**WRITTEN TASK**
Retype all of the listing exactly, passing over any picture you find.

**SUPPLIED INFORMATION**
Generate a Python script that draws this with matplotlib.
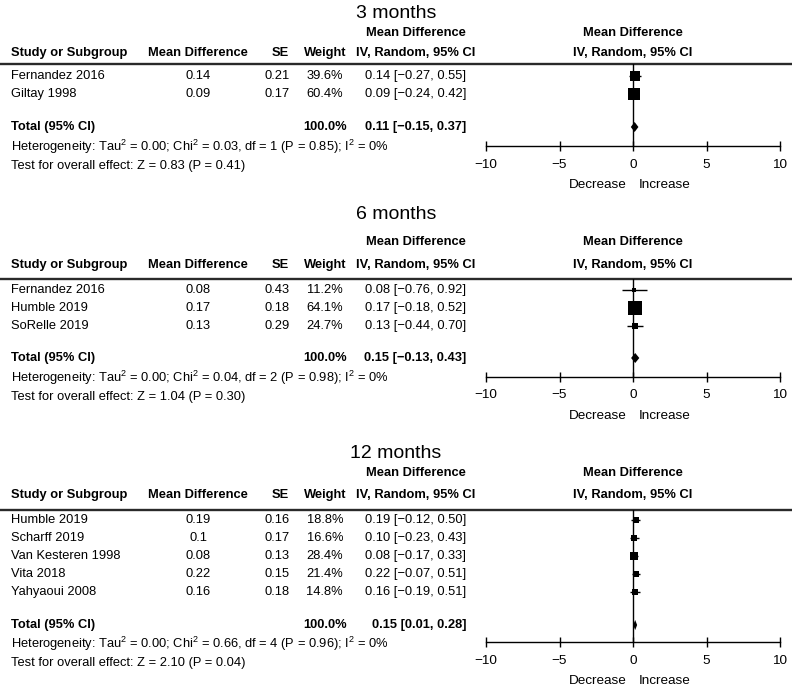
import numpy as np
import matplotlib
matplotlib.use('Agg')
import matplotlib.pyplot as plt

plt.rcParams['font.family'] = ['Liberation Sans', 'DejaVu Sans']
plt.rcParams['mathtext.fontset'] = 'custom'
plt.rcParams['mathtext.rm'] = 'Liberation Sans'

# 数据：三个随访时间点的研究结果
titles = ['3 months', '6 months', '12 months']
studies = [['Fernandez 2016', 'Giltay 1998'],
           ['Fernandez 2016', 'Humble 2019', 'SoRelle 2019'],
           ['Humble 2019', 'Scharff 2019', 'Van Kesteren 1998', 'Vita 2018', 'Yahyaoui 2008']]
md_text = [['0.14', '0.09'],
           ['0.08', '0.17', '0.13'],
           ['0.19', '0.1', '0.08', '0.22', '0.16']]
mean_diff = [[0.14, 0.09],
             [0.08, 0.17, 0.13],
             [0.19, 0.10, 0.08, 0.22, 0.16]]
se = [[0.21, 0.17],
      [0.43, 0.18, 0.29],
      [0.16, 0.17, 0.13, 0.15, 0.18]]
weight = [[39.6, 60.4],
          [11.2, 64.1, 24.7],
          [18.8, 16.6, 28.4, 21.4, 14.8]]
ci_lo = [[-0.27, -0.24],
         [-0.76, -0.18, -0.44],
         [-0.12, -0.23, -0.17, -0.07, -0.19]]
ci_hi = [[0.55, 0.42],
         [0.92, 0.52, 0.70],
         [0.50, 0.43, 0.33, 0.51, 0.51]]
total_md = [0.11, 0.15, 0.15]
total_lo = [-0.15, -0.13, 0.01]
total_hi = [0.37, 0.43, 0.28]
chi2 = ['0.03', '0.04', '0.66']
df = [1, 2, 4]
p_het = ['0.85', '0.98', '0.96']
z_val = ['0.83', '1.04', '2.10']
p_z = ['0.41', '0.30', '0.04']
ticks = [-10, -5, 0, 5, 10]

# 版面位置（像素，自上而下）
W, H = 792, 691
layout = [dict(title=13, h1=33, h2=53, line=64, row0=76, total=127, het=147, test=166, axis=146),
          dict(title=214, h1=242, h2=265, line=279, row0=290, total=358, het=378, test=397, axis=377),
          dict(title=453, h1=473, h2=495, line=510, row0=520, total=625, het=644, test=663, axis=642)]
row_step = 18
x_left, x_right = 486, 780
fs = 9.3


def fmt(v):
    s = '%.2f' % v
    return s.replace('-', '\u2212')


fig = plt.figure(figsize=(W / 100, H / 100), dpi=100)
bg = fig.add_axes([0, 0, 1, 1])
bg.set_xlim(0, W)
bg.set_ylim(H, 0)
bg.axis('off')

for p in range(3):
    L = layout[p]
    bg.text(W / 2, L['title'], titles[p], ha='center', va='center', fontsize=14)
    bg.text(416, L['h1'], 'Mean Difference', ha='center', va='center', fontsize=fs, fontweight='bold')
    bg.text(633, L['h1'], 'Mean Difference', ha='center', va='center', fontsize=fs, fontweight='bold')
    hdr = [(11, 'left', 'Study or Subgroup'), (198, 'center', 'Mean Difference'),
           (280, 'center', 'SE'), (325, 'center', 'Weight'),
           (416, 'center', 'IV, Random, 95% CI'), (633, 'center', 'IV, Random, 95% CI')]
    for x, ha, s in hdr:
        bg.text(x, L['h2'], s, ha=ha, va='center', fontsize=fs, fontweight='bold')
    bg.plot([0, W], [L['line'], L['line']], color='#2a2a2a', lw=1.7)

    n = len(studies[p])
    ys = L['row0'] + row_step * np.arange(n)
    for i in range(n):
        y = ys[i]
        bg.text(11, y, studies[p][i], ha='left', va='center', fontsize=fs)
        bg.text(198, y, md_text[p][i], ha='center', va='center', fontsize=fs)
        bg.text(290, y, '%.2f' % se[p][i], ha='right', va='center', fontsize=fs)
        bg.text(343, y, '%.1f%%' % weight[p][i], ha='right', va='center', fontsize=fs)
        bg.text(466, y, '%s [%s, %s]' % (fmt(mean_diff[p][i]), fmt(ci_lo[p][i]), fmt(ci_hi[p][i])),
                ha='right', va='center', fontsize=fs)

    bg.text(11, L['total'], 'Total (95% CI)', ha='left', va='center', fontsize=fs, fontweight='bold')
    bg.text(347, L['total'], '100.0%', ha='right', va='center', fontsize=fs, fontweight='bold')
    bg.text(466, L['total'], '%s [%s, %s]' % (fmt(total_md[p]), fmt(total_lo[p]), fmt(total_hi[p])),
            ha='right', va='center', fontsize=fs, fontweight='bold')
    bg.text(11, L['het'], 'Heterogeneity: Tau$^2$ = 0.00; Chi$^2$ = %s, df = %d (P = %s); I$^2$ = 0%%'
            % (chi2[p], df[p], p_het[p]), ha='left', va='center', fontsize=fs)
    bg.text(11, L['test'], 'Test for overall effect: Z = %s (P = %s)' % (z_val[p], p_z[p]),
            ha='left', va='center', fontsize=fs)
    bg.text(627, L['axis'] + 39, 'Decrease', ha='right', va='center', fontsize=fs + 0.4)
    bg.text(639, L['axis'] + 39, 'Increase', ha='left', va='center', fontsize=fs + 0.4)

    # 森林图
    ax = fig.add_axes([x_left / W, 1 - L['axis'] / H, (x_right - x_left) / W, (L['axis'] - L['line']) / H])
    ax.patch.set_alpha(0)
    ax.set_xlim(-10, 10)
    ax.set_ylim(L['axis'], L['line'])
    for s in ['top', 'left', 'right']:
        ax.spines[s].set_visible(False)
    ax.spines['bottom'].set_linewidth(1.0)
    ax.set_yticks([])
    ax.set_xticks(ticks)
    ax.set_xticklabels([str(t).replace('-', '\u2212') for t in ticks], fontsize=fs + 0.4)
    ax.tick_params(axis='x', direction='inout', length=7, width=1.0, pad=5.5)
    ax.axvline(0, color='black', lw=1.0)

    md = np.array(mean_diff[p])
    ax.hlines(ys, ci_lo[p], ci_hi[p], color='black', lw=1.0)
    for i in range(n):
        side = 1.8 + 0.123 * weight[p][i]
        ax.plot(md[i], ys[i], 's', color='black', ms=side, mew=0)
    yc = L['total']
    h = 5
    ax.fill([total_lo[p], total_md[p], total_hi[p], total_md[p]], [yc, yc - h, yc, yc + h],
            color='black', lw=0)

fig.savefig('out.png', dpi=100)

**EXPECTED OUTPUT**
Generate a Python script that draws this with matplotlib.
import numpy as np
import matplotlib
matplotlib.use('Agg')
import matplotlib.pyplot as plt

plt.rcParams['font.family'] = ['Liberation Sans', 'DejaVu Sans']
plt.rcParams['mathtext.fontset'] = 'custom'
plt.rcParams['mathtext.rm'] = 'Liberation Sans'

# 数据：三个随访时间点的研究结果
titles = ['3 months', '6 months', '12 months']
studies = [['Fernandez 2016', 'Giltay 1998'],
           ['Fernandez 2016', 'Humble 2019', 'SoRelle 2019'],
           ['Humble 2019', 'Scharff 2019', 'Van Kesteren 1998', 'Vita 2018', 'Yahyaoui 2008']]
md_text = [['0.14', '0.09'],
           ['0.08', '0.17', '0.13'],
           ['0.19', '0.1', '0.08', '0.22', '0.16']]
mean_diff = [[0.14, 0.09],
             [0.08, 0.17, 0.13],
             [0.19, 0.10, 0.08, 0.22, 0.16]]
se = [[0.21, 0.17],
      [0.43, 0.18, 0.29],
      [0.16, 0.17, 0.13, 0.15, 0.18]]
weight = [[39.6, 60.4],
          [11.2, 64.1, 24.7],
          [18.8, 16.6, 28.4, 21.4, 14.8]]
ci_lo = [[-0.27, -0.24],
         [-0.76, -0.18, -0.44],
         [-0.12, -0.23, -0.17, -0.07, -0.19]]
ci_hi = [[0.55, 0.42],
         [0.92, 0.52, 0.70],
         [0.50, 0.43, 0.33, 0.51, 0.51]]
total_md = [0.11, 0.15, 0.15]
total_lo = [-0.15, -0.13, 0.01]
total_hi = [0.37, 0.43, 0.28]
chi2 = ['0.03', '0.04', '0.66']
df = [1, 2, 4]
p_het = ['0.85', '0.98', '0.96']
z_val = ['0.83', '1.04', '2.10']
p_z = ['0.41', '0.30', '0.04']
ticks = [-10, -5, 0, 5, 10]

# 版面位置（像素，自上而下）
W, H = 792, 691
layout = [dict(title=13, h1=33, h2=53, line=64, row0=76, total=127, het=147, test=166, axis=146),
          dict(title=214, h1=242, h2=265, line=279, row0=290, total=358, het=378, test=397, axis=377),
          dict(title=453, h1=473, h2=495, line=510, row0=520, total=625, het=644, test=663, axis=642)]
row_step = 18
x_left, x_right = 486, 780
fs = 9.3


def fmt(v):
    s = '%.2f' % v
    return s.replace('-', '\u2212')


fig = plt.figure(figsize=(W / 100, H / 100), dpi=100)
bg = fig.add_axes([0, 0, 1, 1])
bg.set_xlim(0, W)
bg.set_ylim(H, 0)
bg.axis('off')

for p in range(3):
    L = layout[p]
    bg.text(W / 2, L['title'], titles[p], ha='center', va='center', fontsize=14)
    bg.text(416, L['h1'], 'Mean Difference', ha='center', va='center', fontsize=fs, fontweight='bold')
    bg.text(633, L['h1'], 'Mean Difference', ha='center', va='center', fontsize=fs, fontweight='bold')
    hdr = [(11, 'left', 'Study or Subgroup'), (198, 'center', 'Mean Difference'),
           (280, 'center', 'SE'), (325, 'center', 'Weight'),
           (416, 'center', 'IV, Random, 95% CI'), (633, 'center', 'IV, Random, 95% CI')]
    for x, ha, s in hdr:
        bg.text(x, L['h2'], s, ha=ha, va='center', fontsize=fs, fontweight='bold')
    bg.plot([0, W], [L['line'], L['line']], color='#2a2a2a', lw=1.7)

    n = len(studies[p])
    ys = L['row0'] + row_step * np.arange(n)
    for i in range(n):
        y = ys[i]
        bg.text(11, y, studies[p][i], ha='left', va='center', fontsize=fs)
        bg.text(198, y, md_text[p][i], ha='center', va='center', fontsize=fs)
        bg.text(290, y, '%.2f' % se[p][i], ha='right', va='center', fontsize=fs)
        bg.text(343, y, '%.1f%%' % weight[p][i], ha='right', va='center', fontsize=fs)
        bg.text(466, y, '%s [%s, %s]' % (fmt(mean_diff[p][i]), fmt(ci_lo[p][i]), fmt(ci_hi[p][i])),
                ha='right', va='center', fontsize=fs)

    bg.text(11, L['total'], 'Total (95% CI)', ha='left', va='center', fontsize=fs, fontweight='bold')
    bg.text(347, L['total'], '100.0%', ha='right', va='center', fontsize=fs, fontweight='bold')
    bg.text(466, L['total'], '%s [%s, %s]' % (fmt(total_md[p]), fmt(total_lo[p]), fmt(total_hi[p])),
            ha='right', va='center', fontsize=fs, fontweight='bold')
    bg.text(11, L['het'], 'Heterogeneity: Tau$^2$ = 0.00; Chi$^2$ = %s, df = %d (P = %s); I$^2$ = 0%%'
            % (chi2[p], df[p], p_het[p]), ha='left', va='center', fontsize=fs)
    bg.text(11, L['test'], 'Test for overall effect: Z = %s (P = %s)' % (z_val[p], p_z[p]),
            ha='left', va='center', fontsize=fs)
    bg.text(627, L['axis'] + 39, 'Decrease', ha='right', va='center', fontsize=fs + 0.4)
    bg.text(639, L['axis'] + 39, 'Increase', ha='left', va='center', fontsize=fs + 0.4)

    # 森林图
    ax = fig.add_axes([x_left / W, 1 - L['axis'] / H, (x_right - x_left) / W, (L['axis'] - L['line']) / H])
    ax.patch.set_alpha(0)
    ax.set_xlim(-10, 10)
    ax.set_ylim(L['axis'], L['line'])
    for s in ['top', 'left', 'right']:
        ax.spines[s].set_visible(False)
    ax.spines['bottom'].set_linewidth(1.0)
    ax.set_yticks([])
    ax.set_xticks(ticks)
    ax.set_xticklabels([str(t).replace('-', '\u2212') for t in ticks], fontsize=fs + 0.4)
    ax.tick_params(axis='x', direction='inout', length=7, width=1.0, pad=5.5)
    ax.axvline(0, color='black', lw=1.0)

    md = np.array(mean_diff[p])
    ax.hlines(ys, ci_lo[p], ci_hi[p], color='black', lw=1.0)
    for i in range(n):
        side = 1.8 + 0.123 * weight[p][i]
        ax.plot(md[i], ys[i], 's', color='black', ms=side, mew=0)
    yc = L['total']
    h = 5
    ax.fill([total_lo[p], total_md[p], total_hi[p], total_md[p]], [yc, yc - h, yc, yc + h],
            color='black', lw=0)

fig.savefig('out.png', dpi=100)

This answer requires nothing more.